## Dataset section
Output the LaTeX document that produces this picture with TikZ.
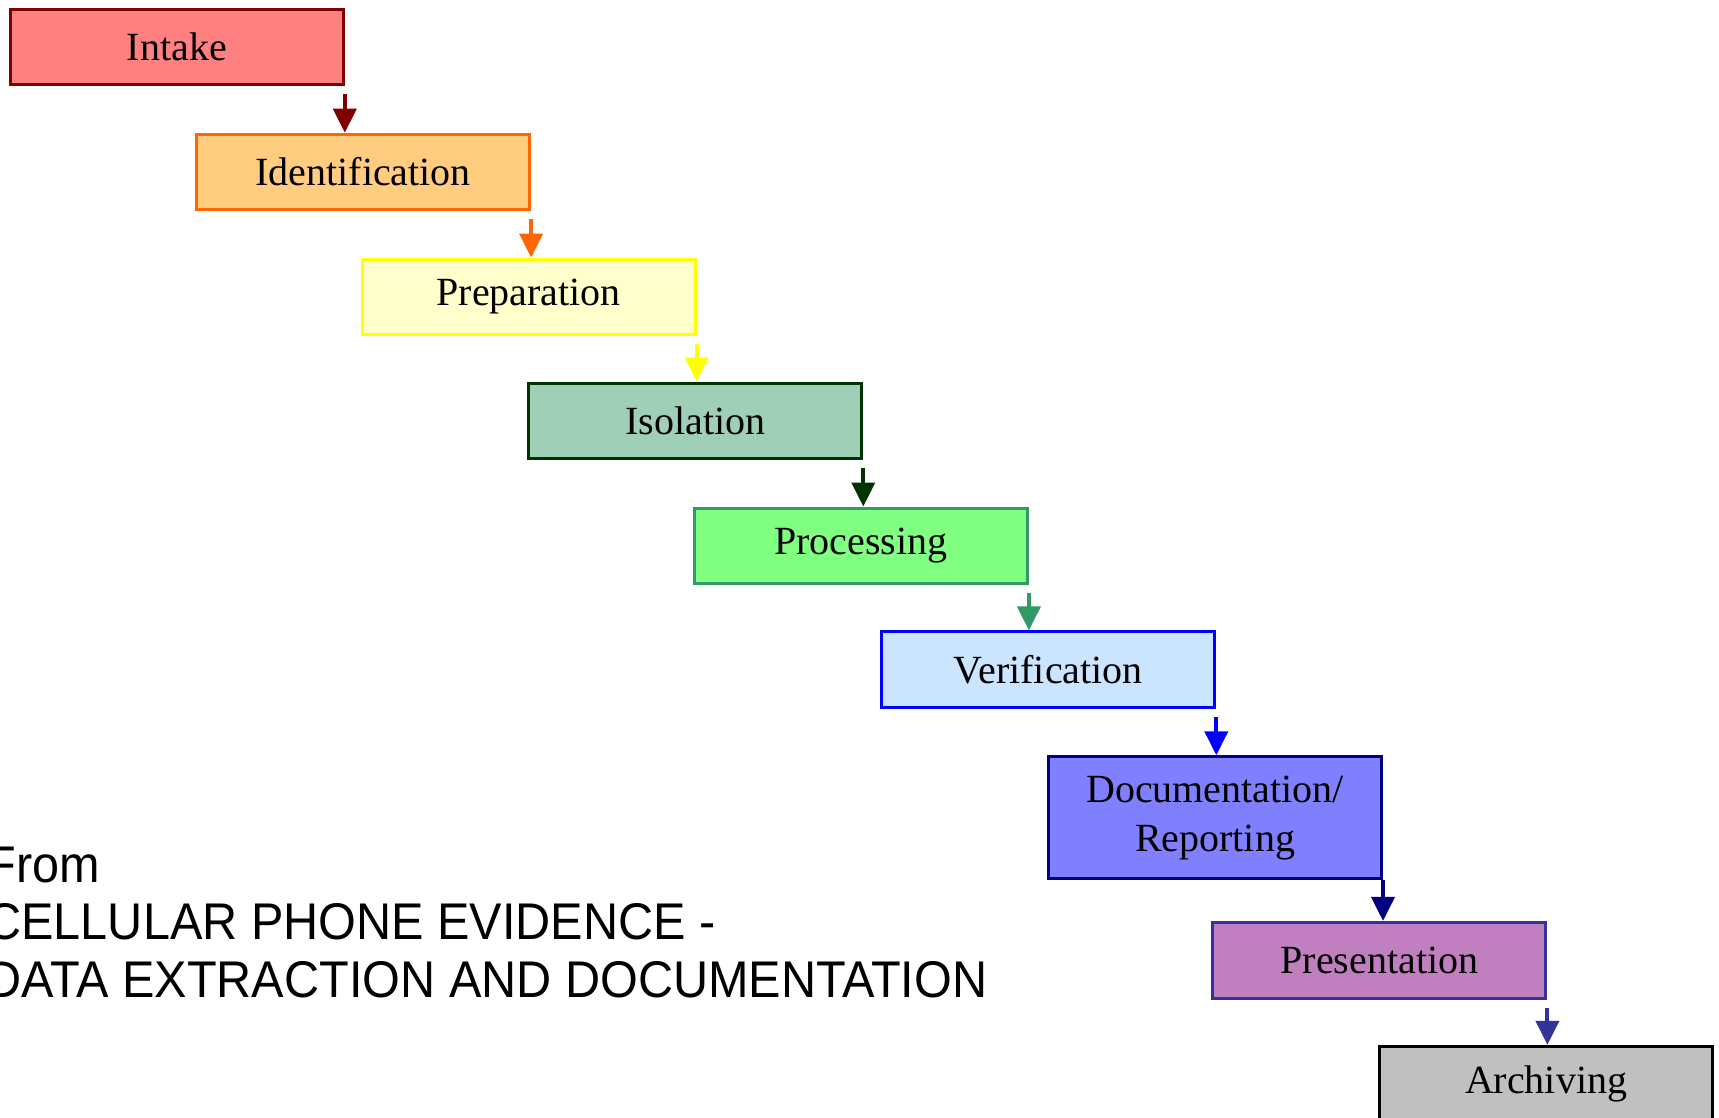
\documentclass[tikz,border=0pt]{standalone}
\usepackage{fontspec}
\setmainfont{Liberation Serif}
\newfontfamily\arialfont{Liberation Sans}
\usetikzlibrary{arrows.meta}
\definecolor{cIntakeF}{HTML}{FF8080}\definecolor{cIntakeD}{HTML}{800000}
\definecolor{cIdentF}{HTML}{FFCC80}\definecolor{cIdentD}{HTML}{FF6600}
\definecolor{cPrepF}{HTML}{FFFFCC}\definecolor{cPrepD}{HTML}{FFFF00}
\definecolor{cIsoF}{HTML}{9FCFB7}\definecolor{cIsoD}{HTML}{003300}
\definecolor{cProcF}{HTML}{80FF80}\definecolor{cProcD}{HTML}{339966}
\definecolor{cVerF}{HTML}{CCE5FF}\definecolor{cVerD}{HTML}{0000FF}
\definecolor{cDocF}{HTML}{8080FF}\definecolor{cDocD}{HTML}{000080}
\definecolor{cPresF}{HTML}{C080C0}\definecolor{cPresD}{HTML}{333399}
\definecolor{cArchF}{HTML}{C0C0C0}\definecolor{cArchD}{HTML}{000000}
\tikzset{
  stagebox/.style={draw, line width=1.5pt, minimum width=166.5pt, minimum height=37.8pt,
    inner sep=0pt, anchor=north west, align=center, text=black,
    font=\fontsize{20}{24.5}\selectfont},
  flowarr/.style={line width=2pt, -{Triangle[width=11.5pt,length=12pt]}},
  srctext/.style={anchor=base west, inner sep=0pt, text=black,
    font=\arialfont\fontsize{25.8}{30}\selectfont}
}
\begin{document}
\begin{tikzpicture}[x=0.5pt,y=-0.5pt]
\useasboundingbox (0,0) rectangle (1719,1118);
\node[stagebox, fill=cIntakeF, draw=cIntakeD] (intake) at (8.8,7.7) {Intake};
\node[stagebox, fill=cIdentF, draw=cIdentD] (ident) at (195.1,132.7) {Identification};
\node[stagebox, fill=cPrepF, draw=cPrepD] (prep) at (360.7,257.6) {Preparation};
\node[stagebox, fill=cIsoF, draw=cIsoD] (iso) at (527.3,381.5) {Isolation};
\node[stagebox, fill=cProcF, draw=cProcD] (proc) at (692.9,506.5) {Processing};
\node[stagebox, fill=cVerF, draw=cVerD] (ver) at (880.3,630.4) {Verification};
\node[stagebox, fill=cDocF, draw=cDocD, minimum height=60.8pt] (doc) at (1047,755.3) {Documentation/\\Reporting};
\node[stagebox, fill=cPresF, draw=cPresD] (pres) at (1211.4,920.9) {Presentation};
\node[stagebox, fill=cArchF, draw=cArchD] (arch) at (1378.1,1044.8) {Archiving};

\draw[flowarr, cIntakeD] ([yshift=-4pt]intake.south east) -- (intake.south east |- ident.north);
\draw[flowarr, cIdentD] ([yshift=-4pt]ident.south east) -- (ident.south east |- prep.north);
\draw[flowarr, cPrepD] ([yshift=-4pt]prep.south east) -- (prep.south east |- iso.north);
\draw[flowarr, cIsoD] ([yshift=-4pt]iso.south east) -- (iso.south east |- proc.north);
\draw[flowarr, cProcD] ([yshift=-4pt]proc.south east) -- (proc.south east |- ver.north);
\draw[flowarr, cVerD] ([yshift=-4pt]ver.south east) -- (ver.south east |- doc.north);
\draw[flowarr, cDocD] (doc.south east) -- (doc.south east |- pres.north);
\draw[flowarr, cPresD] ([yshift=-4pt]pres.south east) -- (pres.south east |- arch.north);

\node[srctext] (src1) at (-14,882) {\scalebox{0.942}[1]{From}};
\node[srctext] (src2) at (-14,939.5) {\scalebox{0.942}[1]{CELLULAR PHONE EVIDENCE -}};
\node[srctext] (src3) at (-14,997) {\scalebox{0.942}[1]{DATA EXTRACTION AND DOCUMENTATION}};
\end{tikzpicture}
\end{document}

## Set task
Restate the whole of the material word for word without the pictures.

## Task answer
Output the LaTeX document that produces this picture with TikZ.
\documentclass[tikz,border=0pt]{standalone}
\usepackage{fontspec}
\setmainfont{Liberation Serif}
\newfontfamily\arialfont{Liberation Sans}
\usetikzlibrary{arrows.meta}
\definecolor{cIntakeF}{HTML}{FF8080}\definecolor{cIntakeD}{HTML}{800000}
\definecolor{cIdentF}{HTML}{FFCC80}\definecolor{cIdentD}{HTML}{FF6600}
\definecolor{cPrepF}{HTML}{FFFFCC}\definecolor{cPrepD}{HTML}{FFFF00}
\definecolor{cIsoF}{HTML}{9FCFB7}\definecolor{cIsoD}{HTML}{003300}
\definecolor{cProcF}{HTML}{80FF80}\definecolor{cProcD}{HTML}{339966}
\definecolor{cVerF}{HTML}{CCE5FF}\definecolor{cVerD}{HTML}{0000FF}
\definecolor{cDocF}{HTML}{8080FF}\definecolor{cDocD}{HTML}{000080}
\definecolor{cPresF}{HTML}{C080C0}\definecolor{cPresD}{HTML}{333399}
\definecolor{cArchF}{HTML}{C0C0C0}\definecolor{cArchD}{HTML}{000000}
\tikzset{
  stagebox/.style={draw, line width=1.5pt, minimum width=166.5pt, minimum height=37.8pt,
    inner sep=0pt, anchor=north west, align=center, text=black,
    font=\fontsize{20}{24.5}\selectfont},
  flowarr/.style={line width=2pt, -{Triangle[width=11.5pt,length=12pt]}},
  srctext/.style={anchor=base west, inner sep=0pt, text=black,
    font=\arialfont\fontsize{25.8}{30}\selectfont}
}
\begin{document}
\begin{tikzpicture}[x=0.5pt,y=-0.5pt]
\useasboundingbox (0,0) rectangle (1719,1118);
\node[stagebox, fill=cIntakeF, draw=cIntakeD] (intake) at (8.8,7.7) {Intake};
\node[stagebox, fill=cIdentF, draw=cIdentD] (ident) at (195.1,132.7) {Identification};
\node[stagebox, fill=cPrepF, draw=cPrepD] (prep) at (360.7,257.6) {Preparation};
\node[stagebox, fill=cIsoF, draw=cIsoD] (iso) at (527.3,381.5) {Isolation};
\node[stagebox, fill=cProcF, draw=cProcD] (proc) at (692.9,506.5) {Processing};
\node[stagebox, fill=cVerF, draw=cVerD] (ver) at (880.3,630.4) {Verification};
\node[stagebox, fill=cDocF, draw=cDocD, minimum height=60.8pt] (doc) at (1047,755.3) {Documentation/\\Reporting};
\node[stagebox, fill=cPresF, draw=cPresD] (pres) at (1211.4,920.9) {Presentation};
\node[stagebox, fill=cArchF, draw=cArchD] (arch) at (1378.1,1044.8) {Archiving};

\draw[flowarr, cIntakeD] ([yshift=-4pt]intake.south east) -- (intake.south east |- ident.north);
\draw[flowarr, cIdentD] ([yshift=-4pt]ident.south east) -- (ident.south east |- prep.north);
\draw[flowarr, cPrepD] ([yshift=-4pt]prep.south east) -- (prep.south east |- iso.north);
\draw[flowarr, cIsoD] ([yshift=-4pt]iso.south east) -- (iso.south east |- proc.north);
\draw[flowarr, cProcD] ([yshift=-4pt]proc.south east) -- (proc.south east |- ver.north);
\draw[flowarr, cVerD] ([yshift=-4pt]ver.south east) -- (ver.south east |- doc.north);
\draw[flowarr, cDocD] (doc.south east) -- (doc.south east |- pres.north);
\draw[flowarr, cPresD] ([yshift=-4pt]pres.south east) -- (pres.south east |- arch.north);

\node[srctext] (src1) at (-14,882) {\scalebox{0.942}[1]{From}};
\node[srctext] (src2) at (-14,939.5) {\scalebox{0.942}[1]{CELLULAR PHONE EVIDENCE -}};
\node[srctext] (src3) at (-14,997) {\scalebox{0.942}[1]{DATA EXTRACTION AND DOCUMENTATION}};
\end{tikzpicture}
\end{document}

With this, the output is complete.